Challenge:
Which lines fall between the line holding "Clone this chart in Bokeh." and the line holding "from bokeh.resources import INLINE", inclusive? Retype them exactly, without the pictures, and add nothing else.
------ Records to process ------
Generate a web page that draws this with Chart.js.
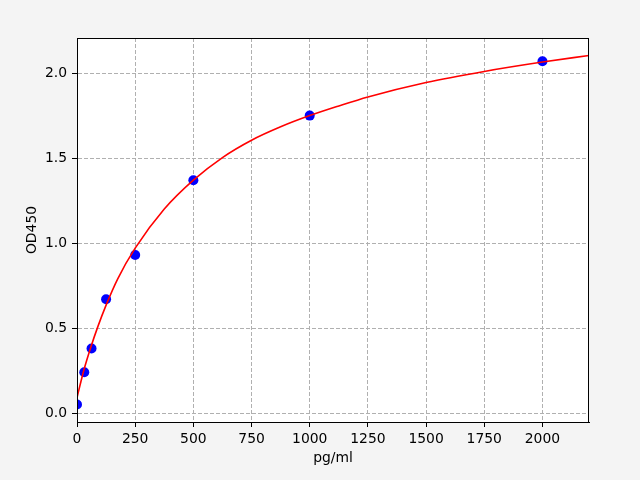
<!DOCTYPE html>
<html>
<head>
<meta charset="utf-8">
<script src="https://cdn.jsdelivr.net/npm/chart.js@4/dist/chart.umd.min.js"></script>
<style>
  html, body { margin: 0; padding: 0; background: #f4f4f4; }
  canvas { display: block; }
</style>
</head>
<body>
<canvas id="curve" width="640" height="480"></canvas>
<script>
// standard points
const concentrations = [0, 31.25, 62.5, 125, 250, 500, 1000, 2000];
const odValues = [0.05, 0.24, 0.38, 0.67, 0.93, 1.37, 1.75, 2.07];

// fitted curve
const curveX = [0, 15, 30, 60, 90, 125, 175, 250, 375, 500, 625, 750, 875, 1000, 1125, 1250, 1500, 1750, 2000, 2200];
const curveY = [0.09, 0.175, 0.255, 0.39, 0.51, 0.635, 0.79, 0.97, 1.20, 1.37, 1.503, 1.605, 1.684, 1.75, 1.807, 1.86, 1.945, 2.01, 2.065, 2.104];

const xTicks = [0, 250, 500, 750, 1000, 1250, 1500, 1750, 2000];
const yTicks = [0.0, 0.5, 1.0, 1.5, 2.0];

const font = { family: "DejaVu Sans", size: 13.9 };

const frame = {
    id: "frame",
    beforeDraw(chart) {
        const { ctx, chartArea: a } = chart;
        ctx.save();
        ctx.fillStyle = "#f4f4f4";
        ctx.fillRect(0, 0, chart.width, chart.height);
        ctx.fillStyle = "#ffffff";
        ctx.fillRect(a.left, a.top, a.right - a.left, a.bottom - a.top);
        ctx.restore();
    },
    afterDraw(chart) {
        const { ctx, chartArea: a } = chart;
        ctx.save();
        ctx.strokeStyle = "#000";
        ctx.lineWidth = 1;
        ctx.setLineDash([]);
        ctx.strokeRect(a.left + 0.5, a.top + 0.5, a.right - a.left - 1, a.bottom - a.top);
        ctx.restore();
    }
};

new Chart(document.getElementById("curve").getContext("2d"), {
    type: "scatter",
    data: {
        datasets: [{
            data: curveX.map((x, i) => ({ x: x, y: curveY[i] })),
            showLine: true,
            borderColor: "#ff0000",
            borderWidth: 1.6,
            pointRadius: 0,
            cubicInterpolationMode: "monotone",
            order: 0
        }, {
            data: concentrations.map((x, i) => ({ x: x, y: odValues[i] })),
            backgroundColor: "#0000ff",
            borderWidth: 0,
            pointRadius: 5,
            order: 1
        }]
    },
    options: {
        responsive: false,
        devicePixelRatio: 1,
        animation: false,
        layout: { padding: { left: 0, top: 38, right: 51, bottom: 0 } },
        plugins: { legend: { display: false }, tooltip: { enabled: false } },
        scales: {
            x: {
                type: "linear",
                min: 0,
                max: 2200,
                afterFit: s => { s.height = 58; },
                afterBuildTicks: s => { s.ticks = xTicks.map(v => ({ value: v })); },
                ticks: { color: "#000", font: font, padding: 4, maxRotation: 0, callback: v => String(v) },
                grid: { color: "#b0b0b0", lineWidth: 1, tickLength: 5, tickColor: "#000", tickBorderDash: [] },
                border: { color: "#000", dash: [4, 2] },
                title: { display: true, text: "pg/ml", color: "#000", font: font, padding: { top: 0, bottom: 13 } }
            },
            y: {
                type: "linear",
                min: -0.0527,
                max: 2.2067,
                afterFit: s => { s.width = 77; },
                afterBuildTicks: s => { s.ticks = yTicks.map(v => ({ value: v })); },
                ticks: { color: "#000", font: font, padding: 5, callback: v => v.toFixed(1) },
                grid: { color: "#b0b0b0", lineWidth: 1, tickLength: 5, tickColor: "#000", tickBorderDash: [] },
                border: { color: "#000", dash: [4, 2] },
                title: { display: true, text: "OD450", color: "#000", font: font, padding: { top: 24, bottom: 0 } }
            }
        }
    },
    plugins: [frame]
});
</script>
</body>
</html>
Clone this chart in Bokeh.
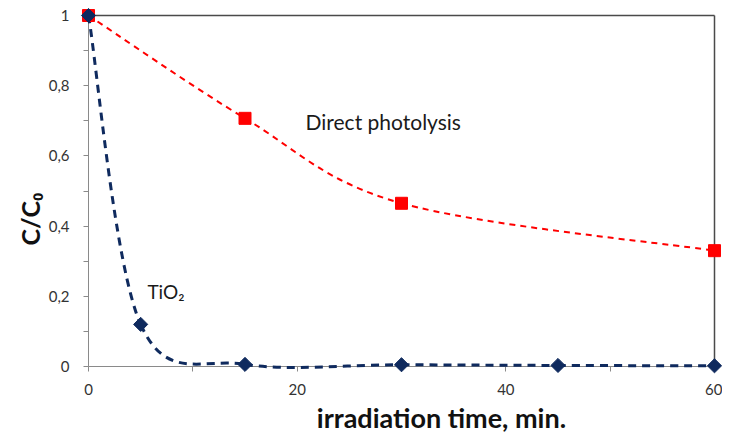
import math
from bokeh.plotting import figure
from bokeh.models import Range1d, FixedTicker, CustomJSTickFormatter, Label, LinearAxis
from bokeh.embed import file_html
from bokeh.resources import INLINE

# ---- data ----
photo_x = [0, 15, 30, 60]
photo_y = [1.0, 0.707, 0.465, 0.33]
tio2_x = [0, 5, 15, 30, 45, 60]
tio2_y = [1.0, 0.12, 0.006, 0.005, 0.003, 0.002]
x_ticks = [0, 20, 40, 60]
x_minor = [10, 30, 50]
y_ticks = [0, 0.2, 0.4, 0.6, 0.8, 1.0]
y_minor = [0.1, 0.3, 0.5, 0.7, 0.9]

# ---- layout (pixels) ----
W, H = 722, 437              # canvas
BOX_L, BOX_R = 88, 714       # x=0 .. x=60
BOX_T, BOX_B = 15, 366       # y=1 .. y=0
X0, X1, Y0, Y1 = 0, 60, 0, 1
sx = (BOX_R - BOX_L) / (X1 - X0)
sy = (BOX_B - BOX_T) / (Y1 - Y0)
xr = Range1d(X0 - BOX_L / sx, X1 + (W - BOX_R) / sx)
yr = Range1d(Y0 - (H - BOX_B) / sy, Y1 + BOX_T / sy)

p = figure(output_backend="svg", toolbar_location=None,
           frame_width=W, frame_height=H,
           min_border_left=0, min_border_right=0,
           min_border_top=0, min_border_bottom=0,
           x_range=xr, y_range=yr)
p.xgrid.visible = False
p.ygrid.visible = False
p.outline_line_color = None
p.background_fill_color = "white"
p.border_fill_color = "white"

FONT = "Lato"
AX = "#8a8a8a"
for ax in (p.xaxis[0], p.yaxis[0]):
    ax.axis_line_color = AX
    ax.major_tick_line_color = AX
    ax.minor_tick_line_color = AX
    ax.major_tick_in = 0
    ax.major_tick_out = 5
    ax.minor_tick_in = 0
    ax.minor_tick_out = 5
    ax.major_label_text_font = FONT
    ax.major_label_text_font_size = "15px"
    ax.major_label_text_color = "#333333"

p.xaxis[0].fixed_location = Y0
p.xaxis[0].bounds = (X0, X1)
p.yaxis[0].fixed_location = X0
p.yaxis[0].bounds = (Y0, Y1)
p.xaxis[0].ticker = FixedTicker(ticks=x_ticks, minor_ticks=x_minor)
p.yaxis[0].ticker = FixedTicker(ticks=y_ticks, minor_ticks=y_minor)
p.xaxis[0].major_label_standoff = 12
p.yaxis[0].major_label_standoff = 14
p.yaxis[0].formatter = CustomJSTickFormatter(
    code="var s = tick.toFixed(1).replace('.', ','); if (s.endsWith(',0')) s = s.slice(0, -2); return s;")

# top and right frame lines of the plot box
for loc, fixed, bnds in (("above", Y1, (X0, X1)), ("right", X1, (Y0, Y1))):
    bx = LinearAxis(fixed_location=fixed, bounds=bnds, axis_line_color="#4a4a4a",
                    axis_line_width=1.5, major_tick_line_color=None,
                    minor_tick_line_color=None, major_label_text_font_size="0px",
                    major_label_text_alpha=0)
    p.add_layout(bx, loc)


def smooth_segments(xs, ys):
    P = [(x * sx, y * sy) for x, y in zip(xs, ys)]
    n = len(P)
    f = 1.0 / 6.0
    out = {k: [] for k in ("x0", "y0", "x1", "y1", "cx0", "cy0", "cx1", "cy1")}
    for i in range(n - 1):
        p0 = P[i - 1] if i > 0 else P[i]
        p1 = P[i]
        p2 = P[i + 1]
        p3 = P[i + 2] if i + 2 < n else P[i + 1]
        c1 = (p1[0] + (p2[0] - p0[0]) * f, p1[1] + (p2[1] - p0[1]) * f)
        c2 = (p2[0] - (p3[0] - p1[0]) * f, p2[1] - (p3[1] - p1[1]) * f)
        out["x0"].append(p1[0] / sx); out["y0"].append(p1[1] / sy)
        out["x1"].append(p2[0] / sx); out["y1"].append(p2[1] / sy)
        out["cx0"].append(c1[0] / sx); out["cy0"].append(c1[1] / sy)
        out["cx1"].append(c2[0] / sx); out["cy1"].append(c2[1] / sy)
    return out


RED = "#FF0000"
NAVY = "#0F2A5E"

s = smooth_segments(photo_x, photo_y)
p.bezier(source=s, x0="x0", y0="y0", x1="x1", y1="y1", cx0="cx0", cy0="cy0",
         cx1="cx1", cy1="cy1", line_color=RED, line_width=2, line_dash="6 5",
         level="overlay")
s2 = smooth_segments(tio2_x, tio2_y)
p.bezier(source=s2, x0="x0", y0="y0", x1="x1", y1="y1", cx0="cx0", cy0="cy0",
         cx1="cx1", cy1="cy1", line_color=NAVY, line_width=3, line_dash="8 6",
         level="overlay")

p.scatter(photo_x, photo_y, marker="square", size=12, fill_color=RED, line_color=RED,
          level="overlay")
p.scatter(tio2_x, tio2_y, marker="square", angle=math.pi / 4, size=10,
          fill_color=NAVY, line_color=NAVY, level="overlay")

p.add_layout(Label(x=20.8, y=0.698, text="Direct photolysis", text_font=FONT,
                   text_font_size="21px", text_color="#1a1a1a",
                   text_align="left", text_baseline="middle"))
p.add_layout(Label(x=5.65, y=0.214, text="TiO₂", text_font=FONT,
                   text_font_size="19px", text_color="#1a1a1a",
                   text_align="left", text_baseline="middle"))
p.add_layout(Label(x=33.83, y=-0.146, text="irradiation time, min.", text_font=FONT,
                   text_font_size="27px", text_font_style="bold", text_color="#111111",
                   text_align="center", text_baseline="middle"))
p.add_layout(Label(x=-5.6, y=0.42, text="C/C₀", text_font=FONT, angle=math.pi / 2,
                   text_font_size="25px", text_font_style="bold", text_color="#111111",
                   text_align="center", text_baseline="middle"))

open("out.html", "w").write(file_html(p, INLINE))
------
Result:
Clone this chart in Bokeh.
import math
from bokeh.plotting import figure
from bokeh.models import Range1d, FixedTicker, CustomJSTickFormatter, Label, LinearAxis
from bokeh.embed import file_html
from bokeh.resources import INLINE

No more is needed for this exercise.